Monday, April 30, 2012

If You Can't Beat Them Join Them

{Photo credit:}

Although some elderly people are frustrated with social media and feel isolated from it; others are embracing it and taking the approach "If you can't beat them join them!" This article brings to light the ways older generations are using social media outlets such as Facebook to keep in touch with their grand kids and other relatives and feel more involved in their lives. The article jokes "That next friend request could be grandma." is a website that keeps track of its users data and analyzes how facebook is being used; it has found that it's fastest growing demographic is women over the age of 55. These women could include everything from grandma wanting to see her grand kids faces or a mom - stalking her kids while they are away at college. The point is this crowd is using facebook as a tool to keep informed. Unlike Facebook's younger users who often join Facebook to connect with current friends in high-school or college Facebook's older users are drawn to the possibility to connect with friends they have not seen in years and family members who they do not see often enough.

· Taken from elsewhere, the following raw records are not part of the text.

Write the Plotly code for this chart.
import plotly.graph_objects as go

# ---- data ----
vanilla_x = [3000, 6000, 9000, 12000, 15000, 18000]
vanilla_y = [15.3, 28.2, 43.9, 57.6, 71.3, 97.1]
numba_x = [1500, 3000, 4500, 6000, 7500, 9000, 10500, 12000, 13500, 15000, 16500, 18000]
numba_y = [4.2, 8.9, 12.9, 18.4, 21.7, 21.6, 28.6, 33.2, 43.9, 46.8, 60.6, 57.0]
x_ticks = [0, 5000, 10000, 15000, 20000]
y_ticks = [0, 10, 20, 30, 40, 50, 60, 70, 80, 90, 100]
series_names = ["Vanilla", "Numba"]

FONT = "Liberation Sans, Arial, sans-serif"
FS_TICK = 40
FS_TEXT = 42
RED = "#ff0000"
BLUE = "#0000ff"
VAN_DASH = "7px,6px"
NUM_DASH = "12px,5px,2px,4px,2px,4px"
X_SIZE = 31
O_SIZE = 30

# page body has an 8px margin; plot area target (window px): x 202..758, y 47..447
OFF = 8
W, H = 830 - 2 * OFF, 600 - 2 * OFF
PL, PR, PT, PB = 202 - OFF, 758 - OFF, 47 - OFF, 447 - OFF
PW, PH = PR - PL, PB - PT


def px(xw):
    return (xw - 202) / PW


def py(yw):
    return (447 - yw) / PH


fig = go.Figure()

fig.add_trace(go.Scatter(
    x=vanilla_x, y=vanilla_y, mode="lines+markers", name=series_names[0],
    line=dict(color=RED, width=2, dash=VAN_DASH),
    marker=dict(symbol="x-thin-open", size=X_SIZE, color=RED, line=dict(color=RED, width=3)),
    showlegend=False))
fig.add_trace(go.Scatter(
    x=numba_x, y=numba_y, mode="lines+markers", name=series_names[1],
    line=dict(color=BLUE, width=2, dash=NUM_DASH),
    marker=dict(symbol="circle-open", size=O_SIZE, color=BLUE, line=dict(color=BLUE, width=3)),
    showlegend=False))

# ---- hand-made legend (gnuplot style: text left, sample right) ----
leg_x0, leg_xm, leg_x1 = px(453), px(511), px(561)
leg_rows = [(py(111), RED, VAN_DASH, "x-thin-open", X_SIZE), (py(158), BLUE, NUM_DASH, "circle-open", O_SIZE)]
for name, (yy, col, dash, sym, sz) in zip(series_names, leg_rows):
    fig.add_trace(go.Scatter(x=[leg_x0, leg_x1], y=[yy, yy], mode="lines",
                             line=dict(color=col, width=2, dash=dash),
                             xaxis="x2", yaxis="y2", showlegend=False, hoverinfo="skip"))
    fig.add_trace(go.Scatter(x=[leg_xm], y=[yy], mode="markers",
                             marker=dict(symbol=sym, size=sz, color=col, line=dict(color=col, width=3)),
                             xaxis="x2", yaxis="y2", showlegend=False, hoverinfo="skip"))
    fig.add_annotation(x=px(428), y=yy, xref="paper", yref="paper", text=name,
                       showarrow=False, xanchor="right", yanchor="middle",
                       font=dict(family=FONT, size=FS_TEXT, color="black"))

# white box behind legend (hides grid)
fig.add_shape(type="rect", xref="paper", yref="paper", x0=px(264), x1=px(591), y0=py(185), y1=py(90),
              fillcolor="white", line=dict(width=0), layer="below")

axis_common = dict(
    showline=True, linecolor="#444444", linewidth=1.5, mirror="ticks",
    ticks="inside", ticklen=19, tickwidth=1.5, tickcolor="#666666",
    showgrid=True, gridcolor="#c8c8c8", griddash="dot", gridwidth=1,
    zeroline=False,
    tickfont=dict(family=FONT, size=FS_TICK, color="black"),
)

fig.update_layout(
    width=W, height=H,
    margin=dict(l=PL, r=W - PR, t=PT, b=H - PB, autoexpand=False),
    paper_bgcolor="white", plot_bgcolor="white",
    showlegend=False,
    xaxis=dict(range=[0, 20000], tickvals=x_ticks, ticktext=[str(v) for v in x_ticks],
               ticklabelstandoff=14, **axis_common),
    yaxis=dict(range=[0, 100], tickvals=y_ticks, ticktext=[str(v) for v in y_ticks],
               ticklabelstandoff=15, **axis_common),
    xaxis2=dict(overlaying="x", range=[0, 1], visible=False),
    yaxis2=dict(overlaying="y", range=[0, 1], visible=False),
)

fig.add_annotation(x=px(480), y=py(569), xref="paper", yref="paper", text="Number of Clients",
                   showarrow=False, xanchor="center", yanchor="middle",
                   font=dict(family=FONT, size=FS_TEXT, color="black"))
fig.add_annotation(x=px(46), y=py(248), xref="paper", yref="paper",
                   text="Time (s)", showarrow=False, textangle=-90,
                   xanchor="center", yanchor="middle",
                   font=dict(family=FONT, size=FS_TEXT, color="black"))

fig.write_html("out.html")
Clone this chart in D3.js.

It is more difficult for some older users to learn how these social media outlets work, but generally once they have the will and patience to learn they become more comfortable with it. It can be a foreign concept to some because they are not accustomed to technology and because of the way it is taught. An elderly women in the article comments "Most things in the world we learn from elders, but technology is the realm we learn from the younger generations." Older generation are being taught the ins and outs of social networking sites by their younger relatives or now many Senior Citizen living communities are offering classes on it as well. Some older generations tend to shy away from social networking sites is because they feel it is an invasion of privacy and it may feel uncomfortable and unnatural broadcasting certain information about themselves. Because of this, older Facebook users are more likely to comment on others postings and photos than initiate. As the older generations become more comfortable with Facebook, some claim other sites such as Twitter are still very intimidating for them and they do not see themselves participating in the near future. They are taking baby steps to become a more tech savvy crowd.

1 comment:

  1. This is certainly an interesting story about a growing demographic among users of social network sites (and a group that might not always be familiar with the rhetorical conventions of such sites, as your illustration humorously points out). But this story would be a lot more relevant if you made a direct connection to our digital journalism class. Perhaps you could elaborate on possible links to our readings about "digital natives" early in the class.